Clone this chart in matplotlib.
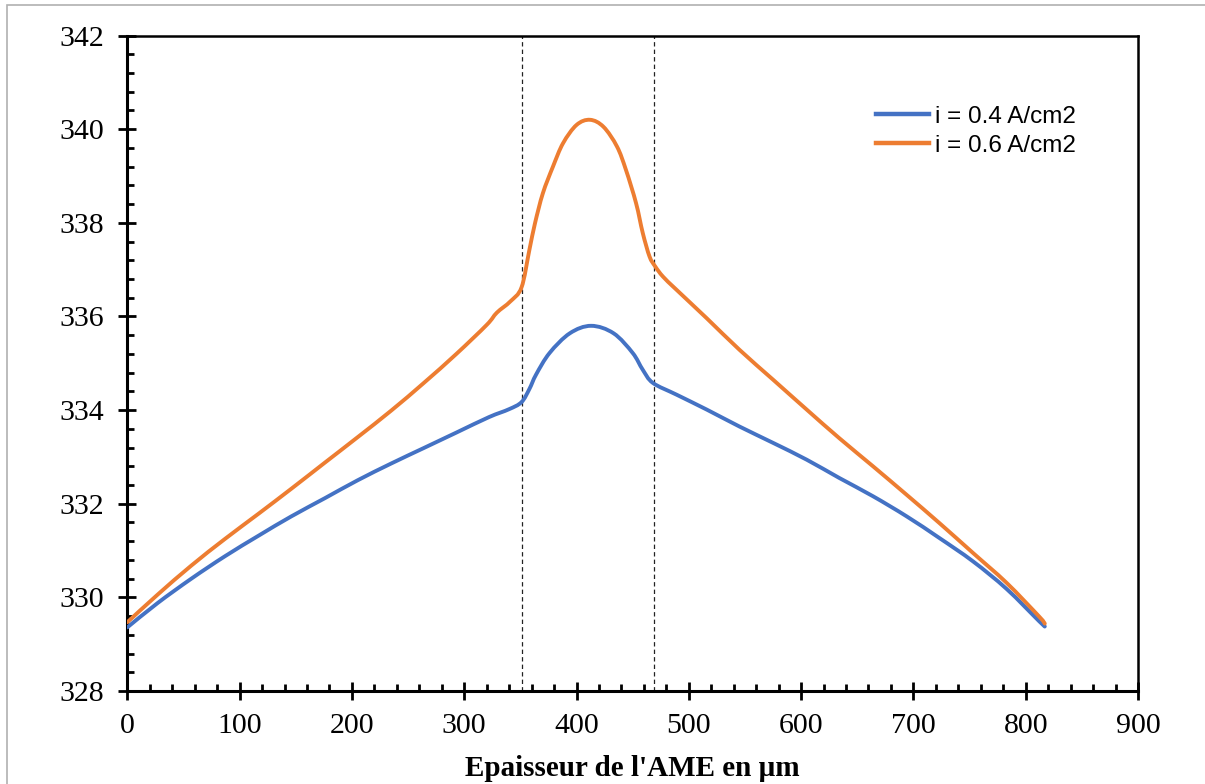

---

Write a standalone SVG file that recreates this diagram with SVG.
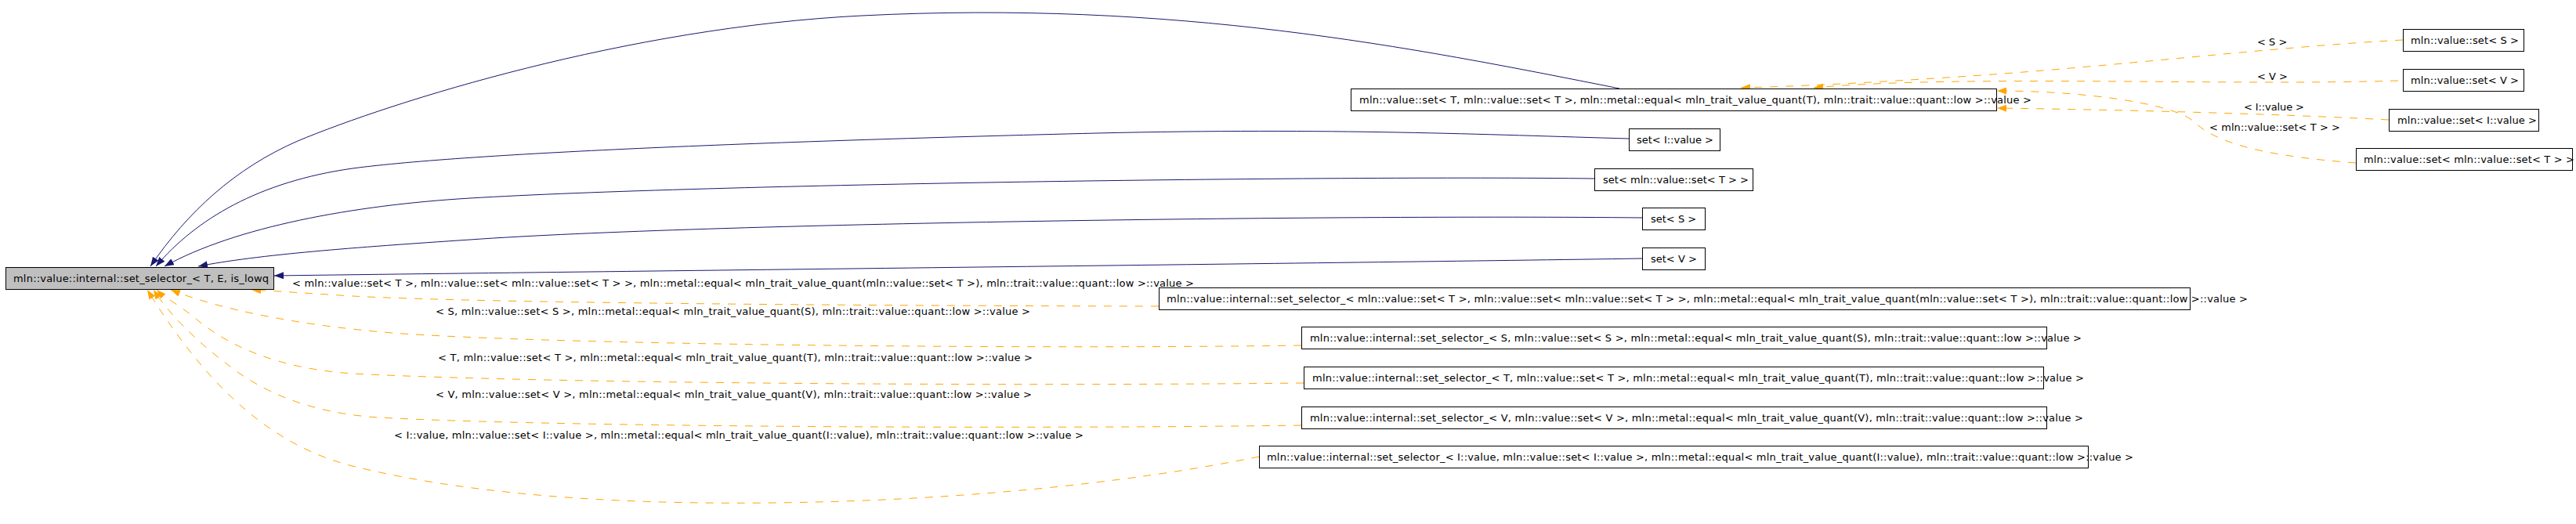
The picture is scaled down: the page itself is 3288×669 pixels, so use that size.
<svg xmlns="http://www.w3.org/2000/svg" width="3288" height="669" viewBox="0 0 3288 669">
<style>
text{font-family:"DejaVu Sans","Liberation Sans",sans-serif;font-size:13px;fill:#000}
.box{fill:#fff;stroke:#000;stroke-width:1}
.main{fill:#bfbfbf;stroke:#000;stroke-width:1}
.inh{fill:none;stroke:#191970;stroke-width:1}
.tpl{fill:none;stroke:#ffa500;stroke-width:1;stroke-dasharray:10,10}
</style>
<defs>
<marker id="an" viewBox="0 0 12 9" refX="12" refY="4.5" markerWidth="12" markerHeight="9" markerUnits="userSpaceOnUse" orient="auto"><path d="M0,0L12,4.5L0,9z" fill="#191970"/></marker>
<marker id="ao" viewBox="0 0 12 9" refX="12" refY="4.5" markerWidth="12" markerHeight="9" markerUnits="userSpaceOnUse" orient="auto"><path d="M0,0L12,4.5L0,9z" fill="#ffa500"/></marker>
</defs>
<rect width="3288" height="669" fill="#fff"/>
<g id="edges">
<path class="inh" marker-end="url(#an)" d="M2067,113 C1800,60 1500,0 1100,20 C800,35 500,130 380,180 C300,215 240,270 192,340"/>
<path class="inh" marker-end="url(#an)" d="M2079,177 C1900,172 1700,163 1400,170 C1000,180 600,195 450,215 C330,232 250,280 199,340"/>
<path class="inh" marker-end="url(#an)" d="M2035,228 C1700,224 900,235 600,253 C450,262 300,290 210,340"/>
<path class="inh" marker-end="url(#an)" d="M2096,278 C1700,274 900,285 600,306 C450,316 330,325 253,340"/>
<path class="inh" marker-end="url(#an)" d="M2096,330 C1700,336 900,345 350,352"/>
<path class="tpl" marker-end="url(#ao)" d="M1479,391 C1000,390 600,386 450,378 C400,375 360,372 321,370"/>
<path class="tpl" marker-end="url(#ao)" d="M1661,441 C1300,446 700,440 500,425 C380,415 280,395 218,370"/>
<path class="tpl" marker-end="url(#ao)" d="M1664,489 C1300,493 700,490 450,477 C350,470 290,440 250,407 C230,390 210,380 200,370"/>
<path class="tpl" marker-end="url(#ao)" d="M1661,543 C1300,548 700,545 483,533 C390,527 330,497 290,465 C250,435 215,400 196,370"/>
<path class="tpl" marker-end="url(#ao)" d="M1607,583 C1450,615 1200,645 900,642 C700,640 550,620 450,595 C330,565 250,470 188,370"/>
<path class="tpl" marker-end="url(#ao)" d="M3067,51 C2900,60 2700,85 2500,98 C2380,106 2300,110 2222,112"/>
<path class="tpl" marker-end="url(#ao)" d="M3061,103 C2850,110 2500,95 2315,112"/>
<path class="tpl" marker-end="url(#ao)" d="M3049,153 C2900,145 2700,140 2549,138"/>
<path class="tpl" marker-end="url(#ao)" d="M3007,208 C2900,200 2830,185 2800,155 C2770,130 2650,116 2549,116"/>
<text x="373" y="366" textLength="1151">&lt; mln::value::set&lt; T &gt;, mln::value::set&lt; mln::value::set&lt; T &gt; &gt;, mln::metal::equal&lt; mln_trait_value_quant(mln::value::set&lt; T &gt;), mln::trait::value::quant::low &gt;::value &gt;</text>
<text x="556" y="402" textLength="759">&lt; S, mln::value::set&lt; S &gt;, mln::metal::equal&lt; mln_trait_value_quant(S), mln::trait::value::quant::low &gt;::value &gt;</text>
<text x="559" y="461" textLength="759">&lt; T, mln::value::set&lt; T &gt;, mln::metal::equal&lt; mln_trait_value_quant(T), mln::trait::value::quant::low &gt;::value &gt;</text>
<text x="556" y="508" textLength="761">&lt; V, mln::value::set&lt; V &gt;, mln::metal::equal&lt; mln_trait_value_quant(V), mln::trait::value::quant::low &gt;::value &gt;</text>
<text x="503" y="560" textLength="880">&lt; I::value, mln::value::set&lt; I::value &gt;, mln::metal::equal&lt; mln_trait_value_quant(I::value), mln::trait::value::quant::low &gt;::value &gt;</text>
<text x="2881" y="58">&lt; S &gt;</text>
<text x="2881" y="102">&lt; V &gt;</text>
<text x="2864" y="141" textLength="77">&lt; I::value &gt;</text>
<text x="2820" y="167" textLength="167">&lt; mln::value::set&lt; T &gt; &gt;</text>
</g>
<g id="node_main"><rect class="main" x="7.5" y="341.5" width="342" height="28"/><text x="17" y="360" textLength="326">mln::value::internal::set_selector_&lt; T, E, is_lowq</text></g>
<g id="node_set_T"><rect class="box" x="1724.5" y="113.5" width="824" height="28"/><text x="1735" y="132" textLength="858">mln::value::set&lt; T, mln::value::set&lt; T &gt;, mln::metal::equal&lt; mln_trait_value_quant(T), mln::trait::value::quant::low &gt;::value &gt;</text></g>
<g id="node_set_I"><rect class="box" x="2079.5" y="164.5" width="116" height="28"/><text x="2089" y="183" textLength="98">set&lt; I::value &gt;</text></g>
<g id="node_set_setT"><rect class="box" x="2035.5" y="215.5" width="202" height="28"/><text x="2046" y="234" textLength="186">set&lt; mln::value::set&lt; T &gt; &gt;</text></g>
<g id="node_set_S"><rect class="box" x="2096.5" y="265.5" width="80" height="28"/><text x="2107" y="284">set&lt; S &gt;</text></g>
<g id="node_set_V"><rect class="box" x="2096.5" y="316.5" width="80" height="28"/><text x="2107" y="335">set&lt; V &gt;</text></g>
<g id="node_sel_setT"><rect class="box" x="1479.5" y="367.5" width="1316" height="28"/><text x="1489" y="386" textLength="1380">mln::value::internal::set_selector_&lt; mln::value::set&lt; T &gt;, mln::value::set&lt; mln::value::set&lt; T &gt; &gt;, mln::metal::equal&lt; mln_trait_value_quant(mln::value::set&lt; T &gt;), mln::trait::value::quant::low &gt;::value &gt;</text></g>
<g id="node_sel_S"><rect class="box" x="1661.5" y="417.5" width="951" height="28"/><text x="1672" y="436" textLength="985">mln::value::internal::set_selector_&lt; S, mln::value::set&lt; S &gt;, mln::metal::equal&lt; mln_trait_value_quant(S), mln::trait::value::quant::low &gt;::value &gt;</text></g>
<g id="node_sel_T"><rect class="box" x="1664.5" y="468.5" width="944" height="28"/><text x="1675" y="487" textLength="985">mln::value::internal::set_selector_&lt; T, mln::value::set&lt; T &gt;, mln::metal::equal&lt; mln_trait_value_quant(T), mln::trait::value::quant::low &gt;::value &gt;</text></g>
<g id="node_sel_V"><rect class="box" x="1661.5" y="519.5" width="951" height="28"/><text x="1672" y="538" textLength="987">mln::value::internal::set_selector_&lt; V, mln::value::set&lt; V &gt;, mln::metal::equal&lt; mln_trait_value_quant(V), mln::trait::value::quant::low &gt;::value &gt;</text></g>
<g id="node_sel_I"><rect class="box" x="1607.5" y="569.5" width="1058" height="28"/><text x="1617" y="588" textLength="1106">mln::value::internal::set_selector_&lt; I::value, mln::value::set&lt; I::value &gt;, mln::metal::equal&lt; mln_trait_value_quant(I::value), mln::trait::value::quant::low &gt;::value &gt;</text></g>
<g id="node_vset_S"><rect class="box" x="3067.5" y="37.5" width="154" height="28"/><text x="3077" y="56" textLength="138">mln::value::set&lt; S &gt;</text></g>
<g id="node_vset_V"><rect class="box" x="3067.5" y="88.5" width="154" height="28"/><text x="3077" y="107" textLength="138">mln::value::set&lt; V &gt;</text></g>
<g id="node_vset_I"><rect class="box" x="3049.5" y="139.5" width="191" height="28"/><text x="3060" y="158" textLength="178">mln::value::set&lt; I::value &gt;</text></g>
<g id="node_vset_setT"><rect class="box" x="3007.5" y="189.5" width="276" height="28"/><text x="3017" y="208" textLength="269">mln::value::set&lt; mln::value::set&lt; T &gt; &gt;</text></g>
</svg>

---

§ TASK BRIEF: Search the listing above for the string "this". Copy every line that contains it.

§ COMPLETED TASK:
Clone this chart in matplotlib.
Write a standalone SVG file that recreates this diagram with SVG.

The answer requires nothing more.